Pioneers in Engineering
- Abbreviation: PiE
- Formation: 2008
- Type: NGO
- Headquarters: O'Brien Hall, University of California, Berkeley
- Location: Berkeley, California;
- Coordinates: 37°52′18″N 122°15′39″W﻿ / ﻿37.871766°N 122.26080819°W
- Region served: San Francisco Bay Area
- Parent organization: Tau Beta Pi
- Staff: 107
- Website: pioneers.berkeley.edu

= Pioneers in Engineering =

Berkeley, CA NGO

Pioneers in Engineering (PiE) is a student-run organization that promotes the study of science, technology, engineering, and mathematics, collectively known as STEM fields.

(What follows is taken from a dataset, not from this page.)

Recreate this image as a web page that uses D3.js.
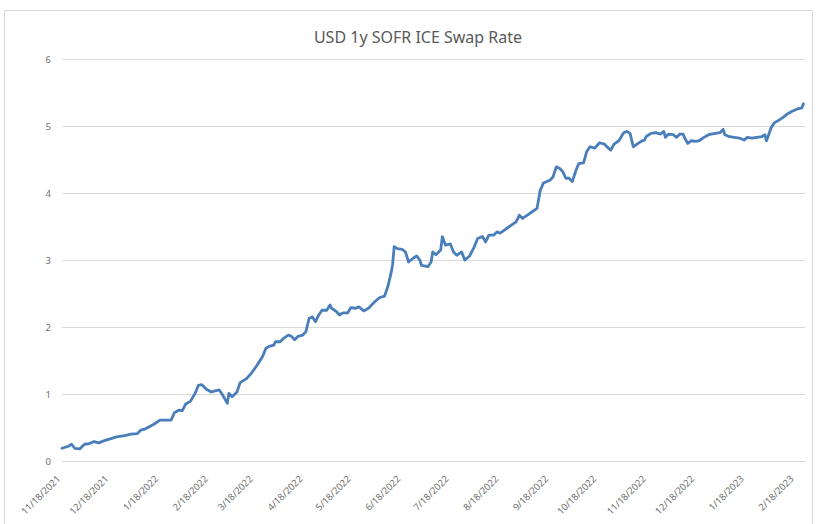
<!DOCTYPE html>
<html lang="en">
<head>
  <meta charset="UTF-8" />
  <title>USD 1y SOFR ICE Swap Rate</title>
  <script src="https://d3js.org/d3.v7.min.js"></script>
  <style>
    body {
      margin: 0;
      background: #fff;
      font-family: "Noto Sans", sans-serif;
    }
    svg {
      display: block;
    }
  </style>
</head>
<body>
  <svg width="816" height="524"></svg>

  <script>
    // Data (date, rate in %)
    const dates = [
      "2021-11-18","2021-11-22","2021-11-24","2021-11-26","2021-11-29","2021-12-02","2021-12-05","2021-12-08",
      "2021-12-11","2021-12-14","2021-12-18","2021-12-22","2021-12-27","2021-12-31","2022-01-04","2022-01-06",
      "2022-01-09","2022-01-12","2022-01-15","2022-01-18","2022-01-25","2022-01-27","2022-01-30","2022-02-01",
      "2022-02-03","2022-02-06","2022-02-09","2022-02-11","2022-02-13","2022-02-16","2022-02-19","2022-02-22",
      "2022-02-24","2022-02-26","2022-03-01","2022-03-02","2022-03-04","2022-03-07","2022-03-09","2022-03-13",
      "2022-03-16","2022-03-19","2022-03-23","2022-03-25","2022-03-27","2022-03-30","2022-03-31","2022-04-03",
      "2022-04-05","2022-04-08","2022-04-10","2022-04-12","2022-04-14","2022-04-17","2022-04-19","2022-04-21",
      "2022-04-23","2022-04-25","2022-04-27","2022-04-29","2022-05-02","2022-05-04","2022-05-05","2022-05-08",
      "2022-05-10","2022-05-12","2022-05-15","2022-05-17","2022-05-20","2022-05-22","2022-05-25","2022-05-28",
      "2022-06-01","2022-06-04","2022-06-07","2022-06-09","2022-06-11","2022-06-12","2022-06-13","2022-06-15",
      "2022-06-18","2022-06-20","2022-06-22","2022-06-25","2022-06-27","2022-06-29","2022-06-30","2022-07-04",
      "2022-07-06","2022-07-07","2022-07-09","2022-07-12","2022-07-13","2022-07-15","2022-07-18","2022-07-20",
      "2022-07-22","2022-07-25","2022-07-27","2022-07-30","2022-08-02","2022-08-04","2022-08-07","2022-08-09",
      "2022-08-11","2022-08-14","2022-08-16","2022-08-18","2022-08-22","2022-08-25","2022-08-28","2022-08-30",
      "2022-09-01","2022-09-04","2022-09-07","2022-09-10","2022-09-12","2022-09-14","2022-09-18","2022-09-20",
      "2022-09-22","2022-09-24","2022-09-26","2022-09-28","2022-09-30","2022-10-02","2022-10-04","2022-10-06",
      "2022-10-09","2022-10-11","2022-10-13","2022-10-16","2022-10-19","2022-10-22","2022-10-24","2022-10-26",
      "2022-10-28","2022-10-31","2022-11-03","2022-11-05","2022-11-07","2022-11-09","2022-11-12","2022-11-14",
      "2022-11-16","2022-11-17","2022-11-20","2022-11-23","2022-11-26","2022-11-28","2022-11-29","2022-12-01",
      "2022-12-04","2022-12-06","2022-12-08","2022-12-10","2022-12-11","2022-12-13","2022-12-15","2022-12-18",
      "2022-12-20","2022-12-23","2022-12-26","2022-12-30","2023-01-02","2023-01-04","2023-01-05","2023-01-08",
      "2023-01-11","2023-01-14","2023-01-17","2023-01-19","2023-01-22","2023-01-25","2023-01-28","2023-01-30",
      "2023-01-31","2023-02-03","2023-02-05","2023-02-08","2023-02-11","2023-02-13","2023-02-16","2023-02-20",
      "2023-02-22","2023-02-23"
    ];
    const rates = [
      0.19,0.22,0.25,0.19,0.18,0.25,0.26,0.29,
      0.27,0.30,0.33,0.36,0.38,0.40,0.41,0.46,
      0.48,0.52,0.56,0.61,0.61,0.72,0.76,0.75,
      0.85,0.89,1.01,1.13,1.14,1.07,1.03,1.05,
      1.06,0.99,0.86,1.01,0.96,1.03,1.17,1.23,
      1.31,1.41,1.56,1.68,1.71,1.73,1.78,1.78,
      1.83,1.88,1.86,1.81,1.86,1.88,1.93,2.13,
      2.15,2.08,2.18,2.25,2.25,2.33,2.28,2.23,
      2.18,2.21,2.21,2.29,2.28,2.30,2.24,2.28,
      2.38,2.44,2.46,2.60,2.80,2.93,3.20,3.17,
      3.16,3.12,2.97,3.03,3.06,3.00,2.92,2.90,
      2.97,3.12,3.08,3.15,3.35,3.22,3.24,3.12,
      3.07,3.12,3.00,3.06,3.20,3.32,3.35,3.27,
      3.37,3.37,3.42,3.40,3.47,3.52,3.57,3.67,
      3.62,3.67,3.72,3.77,4.04,4.15,4.19,4.24,
      4.39,4.37,4.32,4.22,4.22,4.17,4.32,4.44,
      4.45,4.62,4.69,4.67,4.75,4.73,4.68,4.64,
      4.73,4.78,4.90,4.92,4.89,4.69,4.74,4.77,
      4.79,4.84,4.89,4.90,4.88,4.92,4.83,4.88,
      4.87,4.83,4.88,4.88,4.82,4.74,4.78,4.77,
      4.78,4.83,4.87,4.89,4.90,4.95,4.87,4.84,
      4.83,4.82,4.79,4.83,4.82,4.83,4.84,4.87,
      4.78,4.98,5.05,5.09,5.14,5.18,5.22,5.26,
      5.27,5.33
    ];
    const yTicks = [0, 1, 2, 3, 4, 5, 6];
    const xTickLabels = [
      "11/18/2021","12/18/2021","1/18/2022","2/18/2022","3/18/2022","4/18/2022","5/18/2022","6/18/2022",
      "7/18/2022","8/18/2022","9/18/2022","10/18/2022","11/18/2022","12/18/2022","1/18/2023","2/18/2023"
    ];
    const xStart = "2021-11-18";
    const xEnd = "2023-02-24";

    const svg = d3.select("svg");
    const parseIso = d3.timeParse("%Y-%m-%d");
    const parseLabel = d3.timeParse("%m/%d/%Y");

    const margin = { left: 62, right: 11, top: 59, bottom: 63 };
    const width = +svg.attr("width");
    const height = +svg.attr("height");

    const data = dates.map((d, i) => ({ date: parseIso(d), value: rates[i] }));

    const x = d3.scaleTime()
      .domain([parseIso(xStart), parseIso(xEnd)])
      .range([margin.left, width - margin.right]);

    const y = d3.scaleLinear()
      .domain([0, 6])
      .range([height - margin.bottom, margin.top]);

    // chart frame
    svg.append("rect")
      .attr("x", 4.5)
      .attr("y", 10.5)
      .attr("width", 808)
      .attr("height", 530)
      .attr("fill", "#fff")
      .attr("stroke", "#d9d9d9");

    // title
    svg.append("text")
      .attr("x", 418)
      .attr("y", 43)
      .attr("text-anchor", "middle")
      .attr("font-size", "16px")
      .attr("fill", "#595959")
      .text("USD 1y SOFR ICE Swap Rate");

    // gridlines + y labels
    const yAxis = d3.axisLeft(y)
      .tickValues(yTicks)
      .tickSize(-(width - margin.left - margin.right))
      .tickPadding(11)
      .tickFormat(d3.format("d"));

    svg.append("g")
      .attr("transform", `translate(${margin.left},0)`)
      .call(yAxis)
      .call(g => g.select(".domain").remove())
      .call(g => g.selectAll(".tick line").attr("stroke", "#d9d9d9"))
      .call(g => g.selectAll(".tick text")
        .attr("fill", "#6f6f6f")
        .attr("font-size", "9.5px")
        .attr("font-family", "Noto Sans, sans-serif"));

    // x axis
    const xAxis = d3.axisBottom(x)
      .tickValues(xTickLabels.map(parseLabel))
      .tickSize(0)
      .tickFormat(d3.timeFormat("%-m/%-d/%Y"));

    svg.append("g")
      .attr("transform", `translate(0,${height - margin.bottom})`)
      .call(xAxis)
      .call(g => g.select(".domain").attr("stroke", "#d9d9d9"))
      .call(g => g.selectAll(".tick text")
        .attr("fill", "#6f6f6f")
        .attr("font-size", "9.5px")
        .attr("font-family", "Noto Sans, sans-serif")
        .attr("text-anchor", "end")
        .attr("dy", "0.35em")
        .attr("transform", "translate(-6,14) rotate(-45)"));

    // the series
    const line = d3.line()
      .x(d => x(d.date))
      .y(d => y(d.value));

    svg.append("path")
      .datum(data)
      .attr("fill", "none")
      .attr("stroke", "#4a7ebb")
      .attr("stroke-width", 2.8)
      .attr("stroke-linejoin", "round")
      .attr("stroke-linecap", "round")
      .attr("d", line);
  </script>
</body>
</html>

The organization was established in 2008 as a non-profit corporation by University of California, Berkeley student, Xiao-Yu Fu. The University provides training and mentorship opportunities for local high school students to improve their technological skills, by participating in a robotics competition, during which each student team designs, builds, and programs functional robots. Since 2008, over 20 schools have participated in the program.

==Background==
Pioneers in Engineering was founded in 2008 by University of California, Berkeley student and Tau Beta Pi member, Xiao-Yu Fu. The organization's office is in UC Berkeley's O'Brien Hall. Staff members, including University of California undergraduates and graduates, design and assemble robotics starter kits for the competition, develop mentors for the program, plan and manufacture the annual competition field, and oversee public relations and internal communications. As of 2013, the organization has expanded to include 107 staff members.

In preparation for the annual competition, robotic kits are distributed to groups of high schools students, who are paired with undergraduate mentors who assist the teams during the competition. A final tournament is held at the end of the season, allowing the student teams to reveal their work, for which awards are presented.